A HORSE! A HORSE! MY KINDGOM FOR A HORSE!
Beijing, 5 February 2013
I was all atwitter this morning when I saw the news. The skeleton found under the car park in Leicester, England, is indeed that of Richard III, last of England’s Plantagenet kings! OK, there are some sour-puss academics raising doubts, but that’s probably because the skeleton wasn’t found under their car park.
I spent the early morning skittering around the house with one shoulder up and shouting “A horse! A horse! My kingdom for a horse!” instead of getting ready for work. My wife looked on and rolled her eyes. But what Englishman has not at least heard of Shakespeare’s play Richard III? What person, who – like me – has thespian pretensions, has not dreamed of prancing about a stage as a mediaeval version of Quasimodo, murdering all and sundry with devilish glee and getting the beautiful women into the bargain? If it wasn’t for Shakespeare, who would remember King Richard III?
I did most of my acting at school. To my great regret, we never put on Richard III. But I’ve seen it a number of times, both in film as well as on the stage. I first saw it years ago with my wife, in some poky cinema on Paris’s rive gauche. That was the 1955 film version,with Laurence Olivier doing a marvelously over-the-top evil characterization of Richard.

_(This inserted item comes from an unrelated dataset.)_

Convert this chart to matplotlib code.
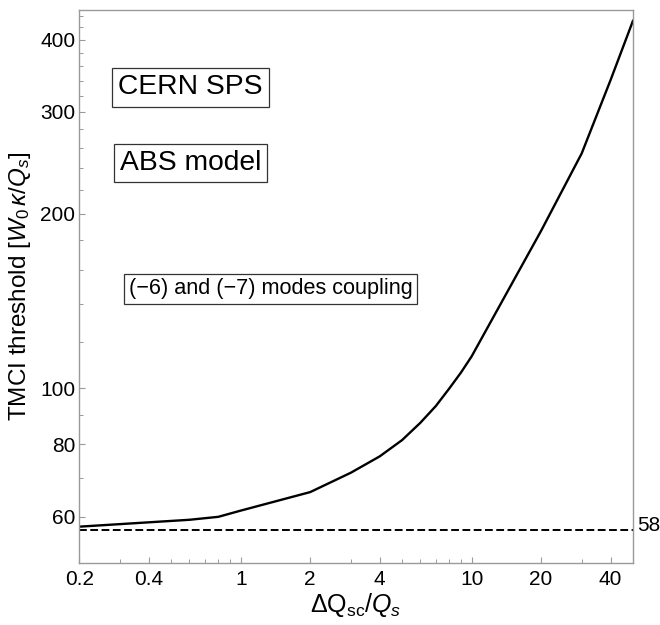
import matplotlib
matplotlib.use("Agg")
import matplotlib.pyplot as plt
from matplotlib.ticker import FixedLocator, NullFormatter, FixedFormatter

plt.rcParams['font.family'] = ['Liberation Sans', 'DejaVu Sans']
plt.rcParams['mathtext.fontset'] = 'custom'
plt.rcParams['mathtext.rm'] = 'Liberation Sans'
plt.rcParams['mathtext.it'] = 'Liberation Sans:italic'
plt.rcParams['mathtext.bf'] = 'Liberation Sans:bold'

# data
dq_sc = [0.2, 0.6, 0.8, 1, 2, 3, 4, 5, 6, 7, 8, 9, 10, 15, 20, 30, 40, 50]
tmci = [57.7, 59.3, 60.0, 61.5, 66.2, 71.5, 76.3, 81.4, 87.2, 93.2, 99.9, 106.5,
        113.5, 152, 187, 254.5, 340.6, 431]
threshold_value = 57
threshold_label = "58"

x_major = [0.2, 0.4, 1, 2, 4, 10, 20, 40]
x_major_labels = ["0.2", "0.4", "1", "2", "4", "10", "20", "40"]
x_minor = [0.3, 0.5, 0.6, 0.7, 0.8, 0.9, 3, 5, 6, 7, 8, 9, 30, 50]
y_major = [60, 80, 100, 200, 300, 400]
y_major_labels = ["60", "80", "100", "200", "300", "400"]
y_minor = [50, 70, 90, 120, 140, 160, 180, 220, 240, 260, 280, 320, 340, 360,
           380, 420, 440]

annotations = ["CERN SPS", "ABS model", "(\u22126) and (\u22127) modes coupling"]

fig = plt.figure(figsize=(6.6, 6.25), dpi=100)
ax = fig.add_axes([0.1202, 0.0997, 0.8388, 0.8843])

ax.plot(dq_sc, tmci, color='black', lw=1.7, solid_joinstyle='round')
ax.axhline(threshold_value, color='black', lw=1.4, linestyle=(0, (4, 1.8)))

ax.set_xscale('log')
ax.set_yscale('log')
ax.set_xlim(0.2, 50)
ax.set_ylim(50, 450)

ax.xaxis.set_major_locator(FixedLocator(x_major))
ax.xaxis.set_major_formatter(FixedFormatter(x_major_labels))
ax.xaxis.set_minor_locator(FixedLocator(x_minor))
ax.xaxis.set_minor_formatter(NullFormatter())
ax.yaxis.set_major_locator(FixedLocator(y_major))
ax.yaxis.set_major_formatter(FixedFormatter(y_major_labels))
ax.yaxis.set_minor_locator(FixedLocator(y_minor))
ax.yaxis.set_minor_formatter(NullFormatter())

frame_col = '#9a9a9a'
for s in ax.spines.values():
    s.set_color(frame_col)
    s.set_linewidth(1.0)
ax.tick_params(which='both', direction='in', color=frame_col, labelcolor='black',
               labelsize=15, top=False, right=False)
ax.tick_params(which='major', length=4.5, width=0.8)
ax.tick_params(which='minor', length=2.8, width=0.7)
ax.tick_params(axis='x', which='major', pad=5)
ax.tick_params(axis='y', which='major', pad=3)

ax.set_xlabel(r"$\Delta\mathrm{Q}_{\mathrm{sc}}/Q_s$", fontsize=18, labelpad=2)
ax.set_ylabel(r"TMCI threshold [$W_0\,\kappa/Q_s$]", fontsize=17.5, labelpad=5)

box = dict(boxstyle='square,pad=0.22', facecolor='white', edgecolor='#333333', lw=0.9)
ax.text(0.2008, 0.8598, annotations[0], transform=ax.transAxes, fontsize=20.3,
        ha='center', va='center', bbox=box)
ax.text(0.2008, 0.7232, annotations[1], transform=ax.transAxes, fontsize=20.3,
        ha='center', va='center', bbox=box)
ax.text(0.3457, 0.4956, annotations[2], transform=ax.transAxes, fontsize=15.6,
        ha='center', va='center', bbox=box)

ax.annotate(threshold_label, xy=(1.0, 58), xycoords=('axes fraction', 'data'),
            xytext=(3, 0), textcoords='offset points', fontsize=15,
            ha='left', va='center', annotation_clip=False)

fig.savefig("out.png", dpi=100)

This film stayed in some sort of medieval setting. The next version I saw, with Ian McKellen playing Richard III, was made 40 years after Olivier’s movie. It tried to be clever and set the story in some sort of 1930s fascist version of Britain where the king’s deformity was moral rather than physical.

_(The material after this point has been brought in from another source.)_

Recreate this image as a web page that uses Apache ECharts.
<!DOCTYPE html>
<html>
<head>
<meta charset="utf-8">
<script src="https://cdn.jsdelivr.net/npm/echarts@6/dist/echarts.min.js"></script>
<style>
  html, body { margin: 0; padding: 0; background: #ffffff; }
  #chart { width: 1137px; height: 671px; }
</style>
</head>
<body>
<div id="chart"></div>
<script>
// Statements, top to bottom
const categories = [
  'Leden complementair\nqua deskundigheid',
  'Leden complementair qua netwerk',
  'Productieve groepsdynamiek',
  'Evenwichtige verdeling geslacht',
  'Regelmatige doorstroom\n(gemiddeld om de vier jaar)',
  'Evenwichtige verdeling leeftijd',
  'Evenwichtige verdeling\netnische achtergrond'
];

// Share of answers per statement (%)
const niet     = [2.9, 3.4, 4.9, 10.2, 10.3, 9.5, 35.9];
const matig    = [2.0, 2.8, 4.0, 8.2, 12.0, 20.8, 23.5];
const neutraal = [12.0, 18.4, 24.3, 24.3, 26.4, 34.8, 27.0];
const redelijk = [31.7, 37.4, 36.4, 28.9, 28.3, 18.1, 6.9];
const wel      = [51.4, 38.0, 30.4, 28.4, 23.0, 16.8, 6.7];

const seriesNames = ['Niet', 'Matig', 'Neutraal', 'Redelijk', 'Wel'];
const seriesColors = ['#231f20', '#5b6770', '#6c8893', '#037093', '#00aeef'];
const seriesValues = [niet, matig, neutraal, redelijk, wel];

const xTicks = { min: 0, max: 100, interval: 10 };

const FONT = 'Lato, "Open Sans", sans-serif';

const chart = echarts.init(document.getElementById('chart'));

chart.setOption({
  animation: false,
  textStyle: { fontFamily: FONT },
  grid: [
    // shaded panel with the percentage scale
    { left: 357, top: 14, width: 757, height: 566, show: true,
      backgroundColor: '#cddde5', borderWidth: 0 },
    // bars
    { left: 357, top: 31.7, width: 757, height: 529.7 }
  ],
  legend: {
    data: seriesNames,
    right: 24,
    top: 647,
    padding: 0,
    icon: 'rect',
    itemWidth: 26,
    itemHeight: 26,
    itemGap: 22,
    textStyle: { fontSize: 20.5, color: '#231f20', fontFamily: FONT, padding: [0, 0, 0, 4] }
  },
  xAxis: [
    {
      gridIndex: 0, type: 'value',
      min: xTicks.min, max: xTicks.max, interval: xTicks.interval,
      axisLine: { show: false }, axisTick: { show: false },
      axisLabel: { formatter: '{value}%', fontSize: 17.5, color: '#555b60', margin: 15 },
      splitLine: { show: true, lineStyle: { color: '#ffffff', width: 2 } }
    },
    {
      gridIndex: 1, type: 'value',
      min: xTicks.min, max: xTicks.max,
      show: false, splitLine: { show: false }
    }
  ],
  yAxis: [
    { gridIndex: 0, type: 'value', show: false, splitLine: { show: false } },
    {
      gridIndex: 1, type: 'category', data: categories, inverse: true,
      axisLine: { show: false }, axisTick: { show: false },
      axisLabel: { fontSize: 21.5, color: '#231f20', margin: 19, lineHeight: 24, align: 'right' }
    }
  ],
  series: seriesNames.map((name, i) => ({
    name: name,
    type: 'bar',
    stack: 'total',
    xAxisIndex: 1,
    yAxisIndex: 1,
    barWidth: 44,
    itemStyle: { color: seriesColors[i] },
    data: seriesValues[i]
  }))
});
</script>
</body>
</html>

We saw this film in Milan. As you can imagine, given Italy’s history
the fascist overtones of the film had a certain resonance there.
And then, about a year ago, through sheer serendipity – we just happened to be visiting Hong Kong when the play was running – we saw Kevin Spacey play Richard III with a manic savageness.
One of the amazing things about Shakespeare is the sheer number of quotes he has generated. Half the quotes people use, or so it seems, come from one Shakespeare play or another. Richard III has its fair share. There’s the quote which I’ve used as my title, which must be one of the most famous quotes in the English language. Then there is this quote:
“Now is the winter of our discontent
Made glorious summer by this sun of York”
which seems to be one of those quotes that everyone knows. Then there is this quote:
“Off with his head!”
which my father was very fond of using whenever I was naughty.
Apart from these, the play has some deliciously cynical lines:
“Conscience is but a word that cowards use
Devis’d at first to keep the strong in awe”
“And thus I clothe my naked villainy
With odd old ends stolen out of holy writ;
And seem a saint, when most I play the devil.”
“Why, I can smile and murder while I smile,
And cry ‘content’ to that which grieves my heart,
And wet my cheeks with artificial tears,
And frame my face for all occasions”
Yes, we never did put on Richard III at school. But we put on Shakespeare’s Richard II; the events it recounts were the original cause of the War of the Roses, whose final act was the unhorsing of Richard III on Bosworth Field outside of Leicester and his killing with several savage blows to the head as shown by that skull beneath the car park. I played the Duke of York (I should have played King Richard II, of course, but we’ll pass over that). As usual, the play has many memorable lines, but one set in particular remains with me, uttered by my elder brother John of Gaunt, Duke of Lancaster, as he lies dying in Act I:
This other Eden, demi-paradise;
This fortress, built by nature for herself,
Against infection, and the hand of war;
This happy breed of men, this little world;
This precious stone set in the silver sea,
Which serves it in the office of a wall,
Or as a moat defensive to a house,
Against the envy of less happier lands;
This blessed plot, this earth, this realm, this England
I don’t go back to the UK very often, but those lines echo with me when I stand in the countryside and see how so very lovely it can be.